Dimóni

 




Dimóni – (Blasco Ibáñez)

 

Corto de café: de fiesta en fiesta en compañía del mejor dulzainero de la comarca.

 

Hay muchas clases de amores

 


Cuentos valencianos (1):

 

Desde Cullera a Sagunto, en toda la valenciana vega no había pueblo ni poblado donde no fuese conocido. Apenas su dulzaina sonaba en la plaza, los muchachos corrían desalados, las comadres llamábanse unas a otras con ademán gozoso y los hombres abandonaban la taberna. -¡Dimóni!... ¡Ya está ahí Dimoni! Y él, con los carrillos hinchados, la mirada vaga perdida en lo alto y resoplando sin cesar en la picuda dulzaina, acogía ovación con la indiferencia de un ídolo.

    El mundo está lleno de cuentistas, los hay que viven del cuento y aquellos que cuentan cuentos. En este último apartado entraría el protagonista de hoy en esta silenciosa bitácora, Blasco Ibáñez, uno de nuestros “contadores” ilustres, y he aquí un ejemplo.

  Este hombre cultivó el género del cuento (gran oficio), muchos de ellos compilados en “Cuentos valencianos”, que iremos reseñando aquí poco a poco. Son doce relatos que van desde ‘La puerta del cielo’ hasta ‘Dimóni’ entrada con la cual empezamos esta singular serie. Así que, sin más, iremos directamente al grano, porque ya sabéis los pocos que leéis esta singular bitácora, que suelo salirme por las ramas.

Argumento:

   Dimóni, a pesar de ser un borracho era un fenómeno de la dulzaina, no había nadie en toda la comarca que le superase en virtuosismo, por eso era llamado para todas las fiestas, para todas las romerías, para todo tinglado que surgiera y dónde hubiera algo de fiesta, porque él era único, era insuperable.

   Dimóni tenía un problema, le gustaba el morapio cantidad, dicho de otra forma era un borracho, pero eso no era óbice para que tocase tal simpar instrumento como los ángeles, siempre llamaba la atención de toda la gente, siempre era el centro de atención de toda la multitud ahí presente, en especial cuando acaba la fiesta, porque en la cantina del lugar, él seguía dándole a la chufla de su dulzaina, ‘endulzando’ a la gente con su arte.

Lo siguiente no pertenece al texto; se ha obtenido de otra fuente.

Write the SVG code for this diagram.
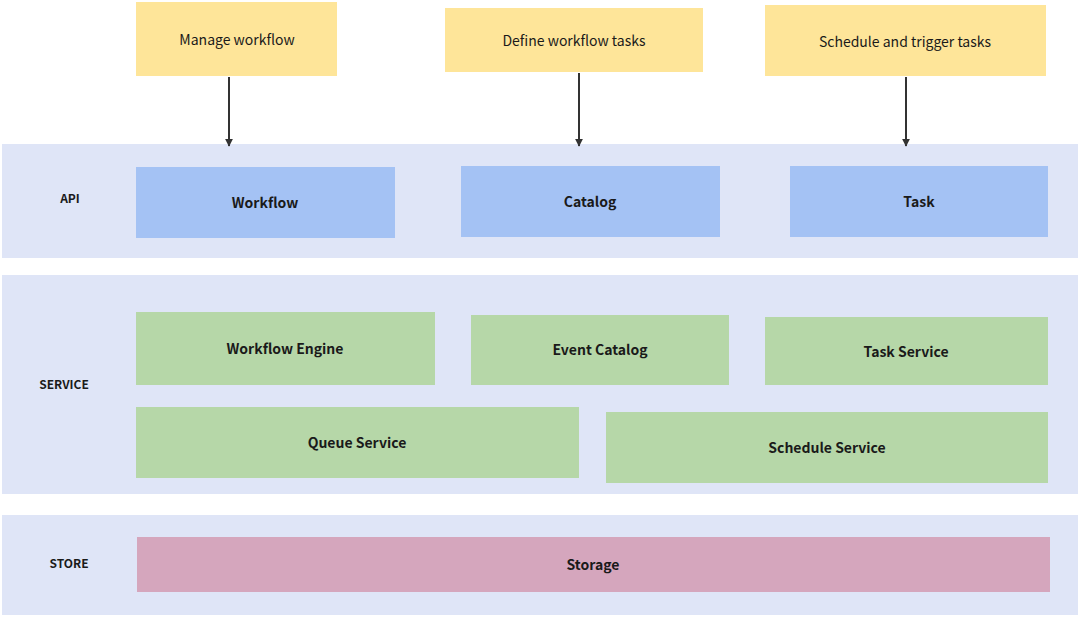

“Desde la niñez, el vino y la dulzaina habían absorbido todas sus pasiones; y ahora, a los veintiocho años, perdía su pudor de borracho insensible, y como uno de aquellos cirios de fina cera que llameaban en las procesiones, derretíase en brazos de la Borracha, sabandija escuálida, fea, miserable, ennegrecida por el fuego alcohólico que ardía en su interior, apasionada hasta vibrar como una cuerda tirante y que a él le parecía el prototipo de la belleza”.

    Todo seguía su curso, todo seguía su camino, hasta que un día se enamoró de ‘la Borracha’, y a partir de ahí el mundo de Dimóni cambió. Volvió a su antiguo hogar, y ahora, las borracheras eran conjuntas, ‘la Borracha, Dimóni y… Dimóni y la Borracha’.  Hasta que la mujer quedó embarazada, hasta que la mujer llegó el día en que tenía que dar a luz y llegó lo inesperado…

 

“El suceso tuvo resonancia, y las comadres de Benicofar se agrupaban en la puerta de la casucha para ver de lejos a la Borracha tendida en el ataúd de los pobres, y a Dimóni, en cuclillas, junto a la muerta, voluminoso, lloriqueando y con la cerviz inclinada como un buey melancólico”.

   La vida de Dimóni cambió y Dimóni se convirtió en demonio, dando un cambio más radical a su ya destartalada vida, algo que marcó muy mucho a sus vecinos, algo que resaltó aún más la vida de este particular dulzainero, que visita de noche el cementerio para tocar su amado instrumento a la noche, a los muertos, a los seres queridos que habitaban el camposanto.

“Y por la noche, cuando los jornaleros retrasados volvían al pueblo con la azada al hombro, oían una musiquilla dulce e interminable que parecía salir de las tumbas”.

 Luego sucedía algo asombroso cuando esos curiosos y perdidos pasos se alejaban en la noche…

“… cuando se restablecía en la inmensa vega el susurrante silencio de la noche, volvía a sonar la musiquilla, triste como un lamento, como el lloriqueo lejano a la madre que jamás habría de volver”.